North Korean Musudan-class missiles being displayed during a military parade in Pyongyang last year. Picture: AFP Source: AFP
NORTH Korea appears to have moved a missile capable of hitting targets in South Korea and Japan to its east coast, while also demanding the withdrawal of South Korean workers from a joint industrial estate.
The movement of the mid-range missile was detected by both South Korean and US intelligence, the South's Yonhap news agency reported, citing military and government sources.
“It appeared that the object was a Musudan mid-range missile,” it quoted one South Korean official as saying.
“We are closely monitoring whether the North moved it with a view to actual launch or just as a show of force against the US.”
The Musudan missile was first unveiled at a military parade in October 2010 and is believed to have an intended range of around 3000km. However, it is not known to have been tested.
Yonhap cited intelligence sources as saying the North might launch the missile on April 15, the birth anniversary of founding leader Kim Il-sung.

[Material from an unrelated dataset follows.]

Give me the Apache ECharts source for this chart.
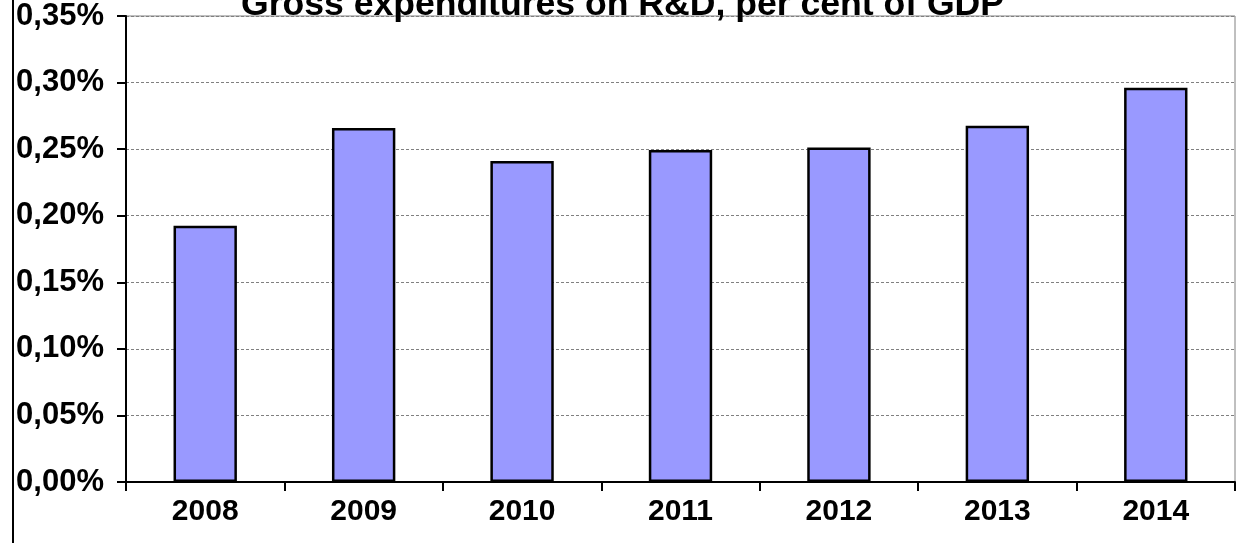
<!DOCTYPE html>
<html>
<head>
<meta charset="utf-8">
<script src="https://cdn.jsdelivr.net/npm/echarts@6/dist/echarts.min.js"></script>
<style>html,body{margin:0;padding:0;background:#fff}#c{width:1245px;height:543px}</style>
</head>
<body>
<div id="c"></div>
<script>
const titleText = 'Gross expenditures on R&D, per cent of GDP';
const categories = ['2008', '2009', '2010', '2011', '2012', '2013', '2014'];
const values = [0.1925, 0.2659, 0.2411, 0.2494, 0.2512, 0.2676, 0.2961];
const yTicks = [0, 0.05, 0.10, 0.15, 0.20, 0.25, 0.30, 0.35];

const chart = echarts.init(document.getElementById('c'), null, {renderer: 'canvas'});
const font = 'Liberation Sans, Arial, sans-serif';
chart.setOption({
  animation: false,
  title: {
    text: titleText,
    left: 'center',
    top: -18,
    textStyle: {fontFamily: font, fontWeight: 'bold', fontSize: 35.6, color: '#000'}
  },
  grid: {left: 126, right: 10, top: 16, bottom: 61, show: true, borderColor: '#808080', borderWidth: 1, containLabel: false},
  graphic: [{
    type: 'line', shape: {x1: 13, y1: 0, x2: 13, y2: 543},
    style: {stroke: '#000', lineWidth: 2}
  }],
  xAxis: {
    type: 'category',
    data: categories,
    boundaryGap: true,
    axisLine: {show: true, lineStyle: {color: '#000', width: 2}},
    axisTick: {show: true, alignWithLabel: false, length: 9, lineStyle: {color: '#000', width: 2}},
    axisLabel: {fontFamily: font, fontWeight: 'bold', fontSize: 30, color: '#000', margin: 15},
    splitLine: {show: false}
  },
  yAxis: {
    type: 'value',
    min: 0, max: 0.35, interval: 0.05,
    axisLine: {show: true, lineStyle: {color: '#000', width: 2}},
    axisTick: {show: true, length: 9, lineStyle: {color: '#000', width: 2}},
    axisLabel: {
      fontFamily: font, fontWeight: 'bold', fontSize: 31, color: '#000', margin: 22,
      formatter: v => {
        const t = yTicks.find(x => Math.abs(x - v) < 1e-9);
        return (t !== undefined ? t : v).toFixed(2).replace('.', ',') + '%';
      }
    },
    splitLine: {show: true, lineStyle: {color: '#808080', type: [3, 2], width: 1}}
  },
  series: [{
    type: 'bar',
    data: values,
    barWidth: '40%',
    itemStyle: {color: '#9999FF', borderColor: '#000', borderWidth: 2.5}
  }]
});
</script>
</body>
</html>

The South Korean Defence Ministry declined to confirm the report, but stressed that it kept a “24-hour watch” for any potential North Korean missile launches.
“We believe there is always an open possibility for a missile launch and related measures have been prepared,” ministry spokesman Wi Yong-Seop told reporters without elaborating.
The United States has said it is sending ground-based missile interceptors to Guam in response to North Korean threats to strike the Pacific island and other US targets, which Defence Secretary Chuck Hagel described as a “real and clear danger”.
Tensions between the two Koreas over a joint industrial park also escalated, with the North setting a deadline of next week for the withdrawal of all South Korean managers and staff from the Kaesong zone by next week, Yonhap reported.
The personnel should leave the complex, which lies 10 kilometres inside North Korea, by April 10, Yonhap said without quoting any sources.
South Korea's Unification Ministry said earlier today that North Korean authorities had for a second day refused permission for South Korean workers to cross into the giant factory complex on the northern side of the heavily fortified border.
Pyongyang is, however, allowing South Korean workers to leave, alleviating fears of a hostage situation at the complex, which is seen as a bellwether for the relations on the peninsula..
Tensions are running high after the North's latest threat and its move to restart operations at its main Yongbyon nuclear complex to produce more weapons.
Early this morning, in a move apparently timed to hit evening news bulletins in the US, the rogue state issued a statement saying its military had ratified plans for a nuclear strike on the US.
The statement, while provocative, repeats its earlier threats and contains the usual smattering of conditional clauses and bombast. However, it was issued in the name of the Korean People's Army's general staff, giving it added weight in the eyes of observers.
“We formally inform the White House and Pentagon that the ever-escalating US hostile policy toward the DPRK and its reckless nuclear threat will be smashed by the strong will of all the united service personnel and people and cutting-edge smaller, lighter and diversified nuclear strike means of the DPRK and that the merciless operation of its revolutionary armed forces in this regard has been finally examined and ratified,” the statement said.
Overnight, the Pentagon said it would deploy its Terminal High Altitude Area Defence (THAAD) system to Guam in the coming weeks. The THAAD system includes a truck-mounted launcher, interceptor missiles, an AN/TPY-2 tracking radar and an integrated fire control system.
“The United States remains vigilant in the face of North Korean provocations and stands ready to defend US territory, our allies, and our national interests,” a Pentagon spokeswoman said.
While Pyongyang has successfully carried out test nuclear detonations and a long-range missile test, most experts think it is not yet capable of mounting a device on a ballistic missile capable of striking US bases or territory.
The US, though, has responded to the rhetoric by first deploying two missile-defence capable destroyers to the Korean peninsula, then a mobile X-band radar installation and now the THAAD system to Guam.
US Defence Secretary Chuck Hagel said overnight that Pyongyang represented a “real and clear danger” to the United States and to its allies South Korea and Japan.
“They have nuclear capacity now, they have missile delivery capacity now,” Hagel said after a strategy speech at the National Defence University. “We take those threats seriously, we have to take those threats seriously.”
“We are doing everything we can, working with the Chinese and others, to defuse that situation on the peninsula. I hope the North will ratchet its very dangerous rhetoric down,” he said.